At the Same Time: Essays and Speeches by Susan Sontag
I'm embarrassed by and sorry for parts of what I initially wrote -- left unedited, below -- about At the Same Time. Mainly, I'm sorry for having insinuated that Susan Sontag was intentionally terse or worse unintentionally terse, and I'm especially sorry for having implied that such a criticism was my, and presumably should be your, main take away from her writing, specifically in the noted collection of essays. What a dumb thing to say on my part. My bad.
What I did say that I think remains correct was that Susan Sontag and her writing belong to an exclusive category of work, a group for which entry to is gated not by snobbish, superficial, circular-framed-glasses wearing sycophants, but rather by the prerequisite passion and subsequent deep involvement in the world of literature. By the end of the book it was obvious to me, admittedly a novice in that world, that the adults were, in fact, having a conversation above my level of maturity. But hey, a kid's gotta learn somehow.
Having done that housekeeping, moving on to a proper reaction: There are so many foundational, universal ideas about culture and ethics and morality in this book. Two essays in specific that floored me with their simultaneous sophistication, relevance, and flow: Literature is Freedom and the title essay At the Same Time: The Novelist and Moral Reasoning.

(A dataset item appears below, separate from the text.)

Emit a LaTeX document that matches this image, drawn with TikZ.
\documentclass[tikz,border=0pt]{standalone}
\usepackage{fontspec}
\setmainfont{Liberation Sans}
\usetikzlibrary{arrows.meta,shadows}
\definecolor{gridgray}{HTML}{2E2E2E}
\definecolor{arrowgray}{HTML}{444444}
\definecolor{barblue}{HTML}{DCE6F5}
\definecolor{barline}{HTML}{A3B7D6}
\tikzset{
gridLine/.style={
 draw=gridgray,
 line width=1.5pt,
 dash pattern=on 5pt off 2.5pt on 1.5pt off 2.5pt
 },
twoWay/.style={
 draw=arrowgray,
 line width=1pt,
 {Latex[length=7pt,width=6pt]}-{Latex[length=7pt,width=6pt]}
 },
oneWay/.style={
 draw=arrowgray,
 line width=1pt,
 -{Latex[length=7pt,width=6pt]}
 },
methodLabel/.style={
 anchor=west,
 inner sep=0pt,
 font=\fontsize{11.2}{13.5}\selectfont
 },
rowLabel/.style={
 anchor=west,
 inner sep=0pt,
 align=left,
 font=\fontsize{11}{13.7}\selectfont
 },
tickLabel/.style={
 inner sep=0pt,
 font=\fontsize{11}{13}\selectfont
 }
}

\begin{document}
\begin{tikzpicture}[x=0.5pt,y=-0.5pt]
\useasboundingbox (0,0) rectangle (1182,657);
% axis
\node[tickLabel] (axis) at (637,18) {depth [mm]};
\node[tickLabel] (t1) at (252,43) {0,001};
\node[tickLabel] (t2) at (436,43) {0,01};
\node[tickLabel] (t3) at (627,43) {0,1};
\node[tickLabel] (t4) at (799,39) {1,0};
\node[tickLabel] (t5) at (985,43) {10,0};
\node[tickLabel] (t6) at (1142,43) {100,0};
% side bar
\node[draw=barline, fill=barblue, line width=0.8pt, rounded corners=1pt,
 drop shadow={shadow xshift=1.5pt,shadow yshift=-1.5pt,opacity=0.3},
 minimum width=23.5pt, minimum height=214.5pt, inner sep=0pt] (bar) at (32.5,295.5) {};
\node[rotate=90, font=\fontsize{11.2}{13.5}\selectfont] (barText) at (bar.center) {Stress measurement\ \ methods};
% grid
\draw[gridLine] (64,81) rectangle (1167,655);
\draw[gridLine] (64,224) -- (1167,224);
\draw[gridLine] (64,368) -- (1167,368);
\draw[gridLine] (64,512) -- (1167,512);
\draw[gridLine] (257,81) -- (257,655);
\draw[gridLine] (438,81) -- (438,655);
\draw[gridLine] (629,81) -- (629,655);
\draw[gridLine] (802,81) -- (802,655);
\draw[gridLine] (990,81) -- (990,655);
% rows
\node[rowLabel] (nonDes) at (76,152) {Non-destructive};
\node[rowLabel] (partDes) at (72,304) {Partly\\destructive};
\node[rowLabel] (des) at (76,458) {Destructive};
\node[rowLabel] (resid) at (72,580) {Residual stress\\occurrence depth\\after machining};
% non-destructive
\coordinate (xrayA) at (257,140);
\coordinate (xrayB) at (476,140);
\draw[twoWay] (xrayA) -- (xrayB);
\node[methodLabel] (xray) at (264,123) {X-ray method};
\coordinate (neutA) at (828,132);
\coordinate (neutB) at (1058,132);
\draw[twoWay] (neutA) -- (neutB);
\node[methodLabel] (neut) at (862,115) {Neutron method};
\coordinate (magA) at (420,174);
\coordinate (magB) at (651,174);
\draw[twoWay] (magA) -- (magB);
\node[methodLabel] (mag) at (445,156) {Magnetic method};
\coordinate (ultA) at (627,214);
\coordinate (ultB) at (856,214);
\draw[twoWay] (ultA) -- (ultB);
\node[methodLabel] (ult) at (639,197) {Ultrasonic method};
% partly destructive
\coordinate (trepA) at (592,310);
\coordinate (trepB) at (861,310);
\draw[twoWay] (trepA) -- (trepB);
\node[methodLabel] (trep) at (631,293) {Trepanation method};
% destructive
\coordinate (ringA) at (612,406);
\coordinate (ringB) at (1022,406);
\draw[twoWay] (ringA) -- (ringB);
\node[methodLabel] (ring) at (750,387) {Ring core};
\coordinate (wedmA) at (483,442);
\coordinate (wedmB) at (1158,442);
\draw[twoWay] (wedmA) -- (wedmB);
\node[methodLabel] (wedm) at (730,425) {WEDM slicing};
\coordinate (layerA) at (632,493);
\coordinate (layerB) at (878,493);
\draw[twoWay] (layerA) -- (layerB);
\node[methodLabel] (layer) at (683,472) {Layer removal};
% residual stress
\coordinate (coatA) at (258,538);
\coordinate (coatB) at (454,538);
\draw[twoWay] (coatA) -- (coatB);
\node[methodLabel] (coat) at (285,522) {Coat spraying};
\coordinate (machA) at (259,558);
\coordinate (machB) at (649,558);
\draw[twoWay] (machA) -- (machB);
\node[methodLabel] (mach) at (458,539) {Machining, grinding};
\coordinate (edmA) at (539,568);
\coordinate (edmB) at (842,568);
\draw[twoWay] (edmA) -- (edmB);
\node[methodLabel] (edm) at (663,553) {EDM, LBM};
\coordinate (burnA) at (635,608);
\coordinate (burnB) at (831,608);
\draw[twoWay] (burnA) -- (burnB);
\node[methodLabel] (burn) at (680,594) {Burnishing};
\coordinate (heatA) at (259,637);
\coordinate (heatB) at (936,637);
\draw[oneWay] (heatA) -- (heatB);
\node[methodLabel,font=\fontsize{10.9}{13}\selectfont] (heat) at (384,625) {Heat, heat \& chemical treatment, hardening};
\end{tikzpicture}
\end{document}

To summarize simplistically and sloppily in a few sentences: The project of literature is an ongoing, monolithic effort to crystalize, react to, and inspire society; a claim that's couched in the explicit axiom that society is definable and that there are parts of it, of our behavior, of our participation in it that are more important than others. Literature is an attempt at defining that priority, and in doing so becomes a map and an escape both in the narrow, for individuals, from cultural vacuum, into vivid depth; but also in the broad, for the world at large, from disoriented chaos, into order.
Susan goes on to say so much more, starkly connecting different parts of what it is to be a human, to be a point of observation, and doing so with respect for all the various scales of expression that such a phenomenon expresses itself at (e.g. across time, within boundaries of specific space, as individuals, as cultures, as societies). Before her words, at least for me, these ideas seem to haphazardly float around the void of my head.
Thanks to her, and these works, the disparate has become more cohesive.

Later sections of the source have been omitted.